A member of the Osu Traditional Council, Nii Odoi Kwao II, has said many of the chieftaincy disputes in the Ga communities are fueled by a desire to grab lands in prime areas of the city and sell them.
Land grabbing is the contentious issue of large-scale land acquisitions and involves the buying or leasing of large parcels of land by domestic and transnational companies, governments, and individuals.
Speaking to Ghanaweb in an exclusive interview, Nii Odoi Kwao II said Ga chieftaincy disputes persist because of people’s quest to amass wealth through selling lands as many see this as an easy way to make money.
“One of the main reasons why these things are still lingering on is about land and the quest for people to make easy money.
“You will see people parading themselves as one elder or the other with [Ga] names…with beads on their wrists and on their legs like the slaves who were before and they go about. All is about land. And that has caused these problems,” he said.
Almost every Ga community in Ghana is bedevilled with one chieftaincy dispute or the other. Mostly two or more groups or clans claim ownership of a stool or an area that another clan or group is already ruling over.
Surprise and contentious installations of chiefs is a common feature in many Ga communities.

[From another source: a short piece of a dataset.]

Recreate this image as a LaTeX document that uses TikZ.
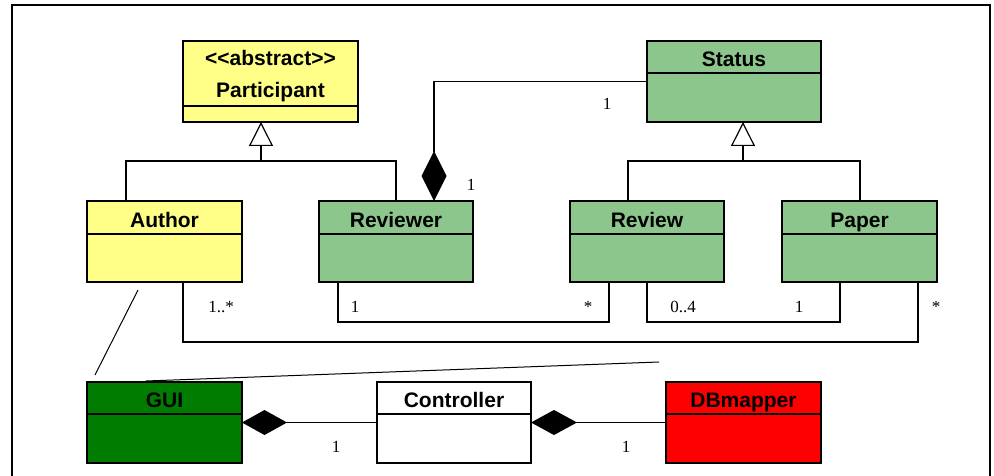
\documentclass[tikz,border=0pt]{standalone}
\usepackage{fontspec}
\setmainfont{Liberation Sans}
\newfontfamily\multfont{Liberation Serif}
\usetikzlibrary{arrows.meta,calc}

\definecolor{clsyellow}{RGB}{255,255,136}
\definecolor{clsgreen}{RGB}{141,198,141}
\definecolor{guigreen}{RGB}{0,125,0}
\definecolor{dbred}{RGB}{255,0,0}

% class box: name, x, y, width, fill, header height, title
\newcommand\umlbox[7]{%
  \node[cls, minimum width=#4pt, fill=#5] (#1) at (#2,#3) {};
  \draw[divider] ($(#1.north west)+(0,#6)$) -- ($(#1.north east)+(0,#6)$);
  \node[title] at ($(#1.north)+(0,#6/2+9.5)$) {#7};
}

\begin{document}
\begin{tikzpicture}[x=1pt,y=-1pt,
  cls/.style={draw, line width=1.3pt, anchor=north west, minimum height=81pt,
              inner sep=0pt, outer sep=0pt},
  divider/.style={line width=1.3pt},
  title/.style={font=\bfseries\fontsize{21}{24}\selectfont, inner sep=0pt, anchor=base},
  mult/.style={font=\multfont\fontsize{17}{19}\selectfont, anchor=base, inner sep=0pt},
  link/.style={line width=1.2pt},
  freeline/.style={line width=1pt},
  generalize/.style={link, -{Triangle[open, length=24pt, width=24pt]}},
  compose/.style={link, {Diamond[length=#1, width=25pt]}-},
  compose/.default=50pt]

\useasboundingbox (0,0) rectangle (994,476);

% outer frame
\draw[line width=2pt] (12,476) -- (12,5) -- (990,5) -- (990,476);

% abstract participant
\node[cls, minimum width=175pt, fill=clsyellow] (participant) at (183,41) {};
\draw[divider] ($(participant.north west)+(0,65)$) -- ($(participant.north east)+(0,65)$);
\node[title] at ($(participant.north)+(0,25)$) {{<}{<}abstract{>}{>}};
\node[title] at ($(participant.north)+(0,57)$) {Participant};

% classes
\umlbox{status}{647}{41}{174}{clsgreen}{32}{Status}
\umlbox{author}{87}{201}{155}{clsyellow}{33}{Author}
\umlbox{reviewer}{319}{201}{154}{clsgreen}{33}{Reviewer}
\umlbox{review}{570}{201}{154}{clsgreen}{33}{Review}
\umlbox{paper}{782}{201}{155}{clsgreen}{33}{Paper}
\umlbox{gui}{87}{382}{155}{guigreen}{32}{GUI}
\umlbox{controller}{377}{382}{154}{white}{32}{Controller}
\umlbox{dbmapper}{666}{382}{155}{dbred}{32}{DBmapper}

% generalizations
\coordinate (genP) at (261,161);
\draw[link] ([xshift=39pt]author.north west) |- (genP) -| ([xshift=77pt]reviewer.north west);
\draw[generalize] (genP) -- ([xshift=-9.5pt]participant.south);

\coordinate (genS) at (743,161);
\draw[link] ([xshift=58pt]review.north west) |- (genS) -| ([xshift=78pt]paper.north west);
\draw[generalize] (genS) -- ([xshift=9pt]status.south);

% reviewer -- status composition
\draw[compose] ([xshift=115pt]reviewer.north west) |- (status.west);
\node[mult] at (471,191) {1};
\node[mult] at (607,110) {1};

% associations below the classes
\draw[link] ([xshift=19pt]reviewer.south west) -- ++(0,40) -| ([xshift=39pt]review.south west);
\node[mult] at (355,312) {1};
\node[mult] at (588,312) {*};

\draw[link] ([xshift=77pt]review.south west) -- ++(0,40) -| ([xshift=58pt]paper.south west);
\node[mult] at (683,312) {0..4};
\node[mult] at (799,312) {1};

\draw[link] ([xshift=96pt]author.south west) -- ++(0,60) -| ([xshift=136pt]paper.south west);
\node[mult] at (221,312) {1..*};
\node[mult] at (936,312) {*};

% loose strokes near the GUI
\coordinate (au1) at (138,290);
\coordinate (au2) at (95,375);
\draw[freeline] (au1) -- (au2);
\coordinate (gu1) at (146,381);
\coordinate (gu2) at (659,362);
\draw[freeline] (gu1) -- (gu2);

% gui -- controller -- dbmapper compositions
\draw[compose=45pt] (gui.east) -- (controller.west);
\node[mult] at (336,452) {1};
\draw[compose=46pt] (controller.east) -- (dbmapper.west);
\node[mult] at (626,452) {1};

\end{tikzpicture}
\end{document}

Speaking on the issue to Ghanaweb, Nii Kwao II said there is a need for the state to take a more proactive step in the matter since the many disputes stifle development in communities within the capital, Accra.
“There have been a group of people – mostly surveyors and lawyers – who have come together to dupe people. Because Accra is the capital of Ghana, land is an issue; so these people have come together and what they do is that if they want a place, they will like to get an indigenous person who is not connected to the royalty in any way and then use their money to support that person to become somebody within that clan that owns any land or things like that and then they use that to bring that confusion,” he explained the decades-long conflict in Ga.
Nii Kwao II, who is the Forerunner of the Osu Paramount Chief, Nii Okwei Kinka Dowuona VI, said it was unfortunate that the law courts sometimes rule in favour of imposters that wrestle lands and authority from legitimate clans.
He has advised the government to involve chiefs more systematically in the governance process to prevent disputes and the issue of land grabbing in Accra.